Several frameworks from this history remain active traditions today, each with a distinct role. Advaita Vedanta continues to be the most widely studied and taught Vedantic school, both in India and in global academic philosophy. Vishishtadvaita and Dvaita remain living traditions within Sri Vaishnavism and Madhva Vaishnavism respectively, each with active monastic institutions, commentaries, and devotional communities. Yoga has become a global practice, though its philosophical roots in Samkhya and Patanjali are often backgrounded in modern yoga culture. Shaiva Siddhanta continues as a temple-based tradition in Tamil Nadu and Sri Lanka. Neo-Vedanta shapes much of the global Hindu self-presentation, especially in diaspora communities and interfaith dialogue.

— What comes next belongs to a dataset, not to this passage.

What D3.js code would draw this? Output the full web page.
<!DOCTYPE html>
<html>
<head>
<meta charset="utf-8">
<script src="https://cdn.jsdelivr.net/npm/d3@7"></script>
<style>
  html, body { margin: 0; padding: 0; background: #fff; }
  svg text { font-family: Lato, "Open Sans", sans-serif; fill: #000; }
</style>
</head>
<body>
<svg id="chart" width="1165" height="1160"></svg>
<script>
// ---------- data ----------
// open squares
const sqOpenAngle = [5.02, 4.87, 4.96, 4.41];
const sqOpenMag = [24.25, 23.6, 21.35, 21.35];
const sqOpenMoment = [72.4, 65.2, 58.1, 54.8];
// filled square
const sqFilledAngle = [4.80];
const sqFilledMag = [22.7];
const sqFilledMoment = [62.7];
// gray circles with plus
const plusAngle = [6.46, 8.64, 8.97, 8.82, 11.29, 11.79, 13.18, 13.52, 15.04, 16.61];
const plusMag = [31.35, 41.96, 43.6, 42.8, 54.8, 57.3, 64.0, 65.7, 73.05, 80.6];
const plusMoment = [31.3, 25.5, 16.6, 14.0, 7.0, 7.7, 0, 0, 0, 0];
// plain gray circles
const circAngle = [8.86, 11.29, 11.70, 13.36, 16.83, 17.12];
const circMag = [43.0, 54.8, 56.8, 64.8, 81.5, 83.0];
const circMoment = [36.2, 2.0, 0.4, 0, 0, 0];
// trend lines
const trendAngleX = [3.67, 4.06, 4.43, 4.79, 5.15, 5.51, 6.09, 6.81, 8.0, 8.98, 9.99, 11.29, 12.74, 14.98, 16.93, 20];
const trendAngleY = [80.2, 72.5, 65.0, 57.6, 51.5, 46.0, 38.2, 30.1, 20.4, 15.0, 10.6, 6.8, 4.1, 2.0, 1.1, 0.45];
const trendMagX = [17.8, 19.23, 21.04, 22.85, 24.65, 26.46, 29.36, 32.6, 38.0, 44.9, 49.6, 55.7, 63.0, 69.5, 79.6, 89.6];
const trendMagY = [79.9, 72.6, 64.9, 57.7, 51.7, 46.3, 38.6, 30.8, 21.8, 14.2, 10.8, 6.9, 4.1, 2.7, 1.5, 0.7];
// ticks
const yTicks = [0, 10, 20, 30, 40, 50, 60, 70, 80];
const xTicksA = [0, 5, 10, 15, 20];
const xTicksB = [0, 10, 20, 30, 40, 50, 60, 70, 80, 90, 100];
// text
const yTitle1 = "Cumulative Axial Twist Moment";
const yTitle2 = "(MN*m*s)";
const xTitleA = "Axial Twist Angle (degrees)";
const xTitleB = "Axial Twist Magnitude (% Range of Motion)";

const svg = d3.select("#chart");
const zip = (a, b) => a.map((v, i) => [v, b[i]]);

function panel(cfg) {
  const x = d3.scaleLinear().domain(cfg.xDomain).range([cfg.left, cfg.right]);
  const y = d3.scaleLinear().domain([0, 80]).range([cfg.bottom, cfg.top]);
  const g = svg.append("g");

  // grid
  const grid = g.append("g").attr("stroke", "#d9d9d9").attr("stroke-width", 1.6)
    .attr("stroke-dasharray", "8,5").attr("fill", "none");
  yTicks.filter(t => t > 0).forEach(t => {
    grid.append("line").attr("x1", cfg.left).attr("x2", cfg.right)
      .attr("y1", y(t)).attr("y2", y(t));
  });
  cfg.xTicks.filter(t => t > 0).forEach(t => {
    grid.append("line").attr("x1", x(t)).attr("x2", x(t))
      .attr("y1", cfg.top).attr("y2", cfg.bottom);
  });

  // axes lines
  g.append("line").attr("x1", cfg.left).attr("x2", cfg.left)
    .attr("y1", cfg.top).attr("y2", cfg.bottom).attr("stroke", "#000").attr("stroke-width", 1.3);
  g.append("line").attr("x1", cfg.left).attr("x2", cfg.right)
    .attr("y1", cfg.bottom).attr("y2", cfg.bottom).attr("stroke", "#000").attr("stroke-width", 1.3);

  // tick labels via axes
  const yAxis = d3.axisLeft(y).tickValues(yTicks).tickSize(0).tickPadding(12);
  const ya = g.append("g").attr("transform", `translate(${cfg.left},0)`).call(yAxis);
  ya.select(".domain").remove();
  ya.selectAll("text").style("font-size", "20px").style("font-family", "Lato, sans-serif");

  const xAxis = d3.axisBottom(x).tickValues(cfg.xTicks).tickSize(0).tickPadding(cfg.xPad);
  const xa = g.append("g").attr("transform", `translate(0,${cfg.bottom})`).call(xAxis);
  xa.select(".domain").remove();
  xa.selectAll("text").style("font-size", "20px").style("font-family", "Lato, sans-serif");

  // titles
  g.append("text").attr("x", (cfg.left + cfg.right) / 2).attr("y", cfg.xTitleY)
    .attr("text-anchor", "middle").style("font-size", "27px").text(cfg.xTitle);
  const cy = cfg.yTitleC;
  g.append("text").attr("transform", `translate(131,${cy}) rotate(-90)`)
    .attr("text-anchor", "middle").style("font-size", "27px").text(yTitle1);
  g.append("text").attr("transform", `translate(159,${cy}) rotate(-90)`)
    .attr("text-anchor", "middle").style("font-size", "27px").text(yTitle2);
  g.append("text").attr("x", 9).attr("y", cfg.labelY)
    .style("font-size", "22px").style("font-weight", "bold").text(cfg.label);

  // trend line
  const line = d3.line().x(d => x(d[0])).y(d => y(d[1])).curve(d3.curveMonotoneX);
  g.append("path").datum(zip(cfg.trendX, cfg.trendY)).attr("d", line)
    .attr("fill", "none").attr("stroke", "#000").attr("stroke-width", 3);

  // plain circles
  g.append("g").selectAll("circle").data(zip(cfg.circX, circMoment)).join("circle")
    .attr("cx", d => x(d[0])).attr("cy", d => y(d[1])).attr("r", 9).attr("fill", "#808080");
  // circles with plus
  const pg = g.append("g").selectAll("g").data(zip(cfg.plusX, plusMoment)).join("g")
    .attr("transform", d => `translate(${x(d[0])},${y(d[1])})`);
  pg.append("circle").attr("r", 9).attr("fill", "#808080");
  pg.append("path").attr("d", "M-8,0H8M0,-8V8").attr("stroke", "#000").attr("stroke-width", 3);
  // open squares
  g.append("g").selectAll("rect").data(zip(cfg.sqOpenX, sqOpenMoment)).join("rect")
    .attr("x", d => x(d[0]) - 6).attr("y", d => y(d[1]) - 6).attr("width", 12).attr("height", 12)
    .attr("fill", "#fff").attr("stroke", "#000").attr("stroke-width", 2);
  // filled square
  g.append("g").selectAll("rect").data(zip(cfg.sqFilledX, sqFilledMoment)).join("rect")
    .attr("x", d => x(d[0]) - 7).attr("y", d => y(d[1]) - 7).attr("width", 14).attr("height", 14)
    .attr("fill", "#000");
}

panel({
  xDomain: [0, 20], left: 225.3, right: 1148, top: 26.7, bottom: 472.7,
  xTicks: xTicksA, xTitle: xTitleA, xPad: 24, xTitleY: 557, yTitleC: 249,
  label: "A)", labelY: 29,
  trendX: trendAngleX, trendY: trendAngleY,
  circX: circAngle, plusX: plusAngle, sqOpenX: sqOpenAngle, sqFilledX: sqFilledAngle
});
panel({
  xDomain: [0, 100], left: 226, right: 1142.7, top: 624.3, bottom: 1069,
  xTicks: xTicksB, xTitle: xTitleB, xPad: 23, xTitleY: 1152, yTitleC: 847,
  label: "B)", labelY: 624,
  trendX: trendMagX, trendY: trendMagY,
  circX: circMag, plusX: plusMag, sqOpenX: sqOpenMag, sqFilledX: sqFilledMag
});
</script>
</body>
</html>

What these leading frameworks agree on is that the Upanishadic questions—the nature of the self, the ultimate reality, and the path to liberation—remain the central agenda. They disagree, often sharply, on the answers. The most persistent disagreement is ontological: is the world real (Vishishtadvaita, Dvaita, Shaiva Siddhanta) or ultimately illusory (Advaita)? Is difference a feature of reality or a product of ignorance? A second axis of disagreement concerns the path to liberation: is it knowledge alone (Advaita), devotion and grace (Vishishtadvaita, Dvaita, Shaiva Siddhanta), or a combination of disciplined practice and insight (Yoga)? These debates are not historical artifacts; they are actively pursued in contemporary scholarship and religious practice, making Hindu philosophy a living tradition of argument rather than a settled doctrine.